Lance Frederick Zawadzki (born May 26, 1985) is an American former professional baseball shortstop. He played for the San Diego Padres in Major League Baseball (MLB) in 2010. Since 2018, he has been a minor league coach in the Boston Red Sox organization.

Amateur career
Zawadzki graduated from St. John's High School in Shrewsbury, Massachusetts, in 2003. He was drafted straight out of high school in the 48th round by the Montreal Expos. Choosing to go to college instead of playing in the minor leagues, he committed to attend Louisiana State University and after one year transferred to San Diego State University before the spring of 2004.

On March 11, 2004, Zawadzki became the first person to get a hit at Petco Park when he doubled off the wall as a freshman for San Diego State against Houston. It was the first game played at the stadium.

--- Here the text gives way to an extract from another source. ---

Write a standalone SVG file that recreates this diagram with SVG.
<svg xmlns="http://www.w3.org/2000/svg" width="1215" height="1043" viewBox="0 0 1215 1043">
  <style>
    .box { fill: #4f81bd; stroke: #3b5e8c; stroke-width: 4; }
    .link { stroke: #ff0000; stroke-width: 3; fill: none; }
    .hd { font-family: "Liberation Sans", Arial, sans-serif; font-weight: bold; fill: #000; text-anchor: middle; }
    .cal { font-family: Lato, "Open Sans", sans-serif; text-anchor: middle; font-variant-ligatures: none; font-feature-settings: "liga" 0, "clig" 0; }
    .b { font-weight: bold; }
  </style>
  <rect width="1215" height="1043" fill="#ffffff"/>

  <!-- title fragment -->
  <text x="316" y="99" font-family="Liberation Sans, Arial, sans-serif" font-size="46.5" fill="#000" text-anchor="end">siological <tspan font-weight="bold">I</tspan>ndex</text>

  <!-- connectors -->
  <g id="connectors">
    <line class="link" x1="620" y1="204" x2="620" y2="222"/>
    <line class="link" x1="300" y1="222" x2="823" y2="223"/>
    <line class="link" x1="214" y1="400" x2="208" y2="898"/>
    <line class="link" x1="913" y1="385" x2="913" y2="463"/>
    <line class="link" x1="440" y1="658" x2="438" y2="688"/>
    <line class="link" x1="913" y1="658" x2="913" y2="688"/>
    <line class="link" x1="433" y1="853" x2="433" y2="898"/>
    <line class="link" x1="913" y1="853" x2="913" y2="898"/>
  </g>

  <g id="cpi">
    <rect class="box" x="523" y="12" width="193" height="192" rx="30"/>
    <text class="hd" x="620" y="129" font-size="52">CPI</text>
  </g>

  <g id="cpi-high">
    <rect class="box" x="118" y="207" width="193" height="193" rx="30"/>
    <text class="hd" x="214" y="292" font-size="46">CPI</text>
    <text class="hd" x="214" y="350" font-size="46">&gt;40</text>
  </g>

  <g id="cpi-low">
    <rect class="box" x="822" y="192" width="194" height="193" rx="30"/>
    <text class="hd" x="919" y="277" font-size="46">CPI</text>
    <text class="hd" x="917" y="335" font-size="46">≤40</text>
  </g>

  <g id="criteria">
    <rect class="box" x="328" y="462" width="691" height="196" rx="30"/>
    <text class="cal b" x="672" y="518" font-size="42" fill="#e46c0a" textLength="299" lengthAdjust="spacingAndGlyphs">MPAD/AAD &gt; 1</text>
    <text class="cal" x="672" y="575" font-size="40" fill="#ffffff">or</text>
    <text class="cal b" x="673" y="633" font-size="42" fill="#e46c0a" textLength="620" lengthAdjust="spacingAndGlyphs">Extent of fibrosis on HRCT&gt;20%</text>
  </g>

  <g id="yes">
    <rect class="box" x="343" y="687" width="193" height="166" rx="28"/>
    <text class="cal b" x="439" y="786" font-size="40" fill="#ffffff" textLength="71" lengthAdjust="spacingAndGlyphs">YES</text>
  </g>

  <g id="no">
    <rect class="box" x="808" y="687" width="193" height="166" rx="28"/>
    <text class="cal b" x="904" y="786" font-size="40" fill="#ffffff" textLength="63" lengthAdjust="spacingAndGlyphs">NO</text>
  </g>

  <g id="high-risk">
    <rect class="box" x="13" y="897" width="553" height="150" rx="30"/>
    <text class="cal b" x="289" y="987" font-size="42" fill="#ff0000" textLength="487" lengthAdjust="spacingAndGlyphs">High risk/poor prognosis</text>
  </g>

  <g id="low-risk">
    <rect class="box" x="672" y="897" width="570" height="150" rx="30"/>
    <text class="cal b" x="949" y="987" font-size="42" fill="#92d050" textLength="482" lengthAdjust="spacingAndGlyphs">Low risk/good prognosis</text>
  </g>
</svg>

During the 2005 summer, Zawadzki played for the Wareham Gatemen in the Cape Cod Baseball League in Massachusetts alongside teammates Daniel Bard and Justin Masterson.

Following the 2006 season, Zawadzki was taken in the 15th round by the St. Louis Cardinals. He did not sign and transferred to Lee University, which played in the 2007 NAIA World Series.

Professional career

San Diego Padres
He was selected by the San Diego Padres in 4th round (147th overall) of 2007 amateur entry draft. In 2007, he appeared in 10 games for the Arizona League Padres and 25 for the Eugene Emeralds, hitting a combined .305.

In 2008, he primarily played with the Fort Wayne Wizards in the Single-A Midwest League, hitting .273. In 2009, he split the season between the Advanced A Lake Elsinore Storm and the AA San Antonio Missions and hit .285 combined in 128 games.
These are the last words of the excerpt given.